Here, it is clear that the only questions raised in Claimant’s petition to review related to Employer’s miscalculation in payment to Claimant’s attorney in the compensation claim, and, Employer’s miscalculation in payment to Claimant of benefits. Nowhere in the petition to review did Claimant raise the issue of his reimbursement of attorney’s fees and costs incurred by him in his third party action. Further, the referee disposed of the issues raised in Claimant’s petition to review in the April 22, 1991 order wherein he ordered Employer to pay Claimant interest for the calculated grace period and additionally directed Employer to pay Claimant’s compensation counsel a fee of 20% of the outstanding interest amount payable to Claimant. Claimant’s appeal to the Board from this order did not embrace any of the issues raised in his petition to review and finally disposed of by the referee.
Accordingly, we affirm the dismissal of Claimant’s appeal by the Board.
*626ORDER
AND NOW, this 7th day of April, 1993, the order of the Worker’s Compensation Appeal Board dated May 22, 1992 dismissing the appeal of Leo Creighan is affirmed.
. Act of June 2, 1915, P.L. 736, as amended, 77 P.S. §§ 1-1031.
. The assertion of a third party claim does not affect a claimant’s entitlement to compensation payments.
. 77 P.S. § 671 provides in relevant part:
Where the compensable injury is caused in whole or in part by the act or omission of a third party, the employer shall be subrogated to the right of the employe ... against such third party to the extent of the compensation payable under this article by the employer; reasonable attorney's fees and other proper disbursements incurred in obtaining a recovery or in effectuating a compromise settlement shall be prorated between the employer and the employe ... [t]he employer shall pay that proportion of the attorney's fees and other proper disbursements that the amount of compensation paid or payable at the time of recovery or settlement bears to the total recovery or settlement....
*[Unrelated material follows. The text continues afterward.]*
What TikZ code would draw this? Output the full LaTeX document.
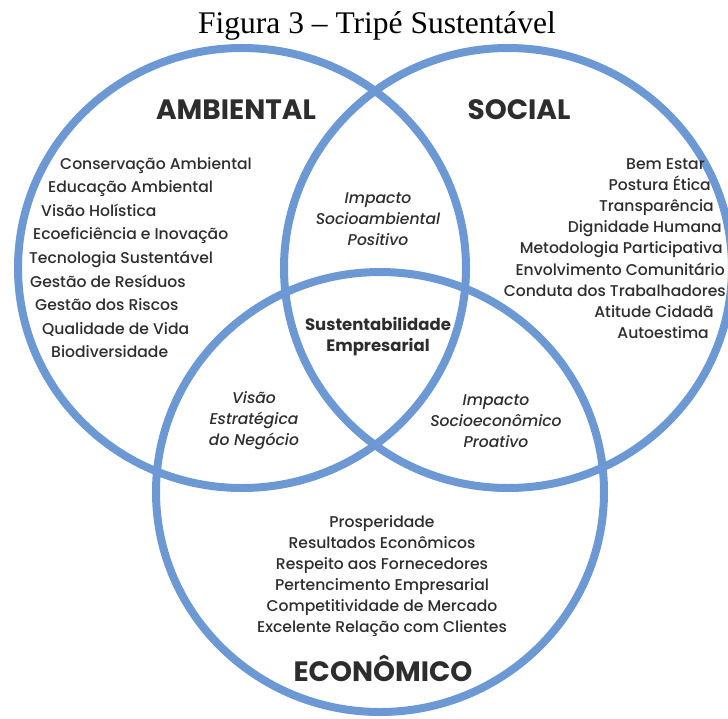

. We note that the referee’s reference here is to Claimant's counsel in the compensation matter.
. Claimant neither referred to nor appealed from any other part of the referee's April 22, 1991 order.
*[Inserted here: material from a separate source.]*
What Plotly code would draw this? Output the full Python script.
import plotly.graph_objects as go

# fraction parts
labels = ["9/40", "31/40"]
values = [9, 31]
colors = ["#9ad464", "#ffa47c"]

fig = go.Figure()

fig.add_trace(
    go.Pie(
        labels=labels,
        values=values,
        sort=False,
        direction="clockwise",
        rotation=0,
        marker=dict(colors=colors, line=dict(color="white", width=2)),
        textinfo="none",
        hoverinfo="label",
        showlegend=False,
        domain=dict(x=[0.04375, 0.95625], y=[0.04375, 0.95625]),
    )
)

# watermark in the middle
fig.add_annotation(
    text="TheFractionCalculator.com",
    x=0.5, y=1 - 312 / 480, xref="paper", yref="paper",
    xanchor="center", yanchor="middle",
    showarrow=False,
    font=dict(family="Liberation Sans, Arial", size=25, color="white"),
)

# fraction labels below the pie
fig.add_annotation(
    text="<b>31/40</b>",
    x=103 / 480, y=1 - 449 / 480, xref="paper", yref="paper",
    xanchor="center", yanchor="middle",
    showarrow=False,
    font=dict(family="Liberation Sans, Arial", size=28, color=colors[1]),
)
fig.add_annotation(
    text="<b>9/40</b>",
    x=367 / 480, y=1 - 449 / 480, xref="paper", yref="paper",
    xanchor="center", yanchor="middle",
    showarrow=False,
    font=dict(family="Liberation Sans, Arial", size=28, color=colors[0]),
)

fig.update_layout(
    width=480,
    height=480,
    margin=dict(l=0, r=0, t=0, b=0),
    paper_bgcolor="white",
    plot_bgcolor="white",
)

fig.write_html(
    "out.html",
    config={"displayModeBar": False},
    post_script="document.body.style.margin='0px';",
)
. The Board did not address the issue raised by Claimant on appeal, but instead, addressed the correctness of the calculation of the grace period which was neither before the referee or the Board. We will affirm the Board’s dismissal of Claimant’s appeal but not for the reasons set forth by the Board. It has long been recognized that a reviewing court may affirm an order if the order is correct for any reason, regardless of the reasons given by the tribunal whose order is under review. Department of Public Welfare v. Dauphin County, Etc., 90 Pa.Commonwealth Ct. 295, 495 A.2d 214 (1985).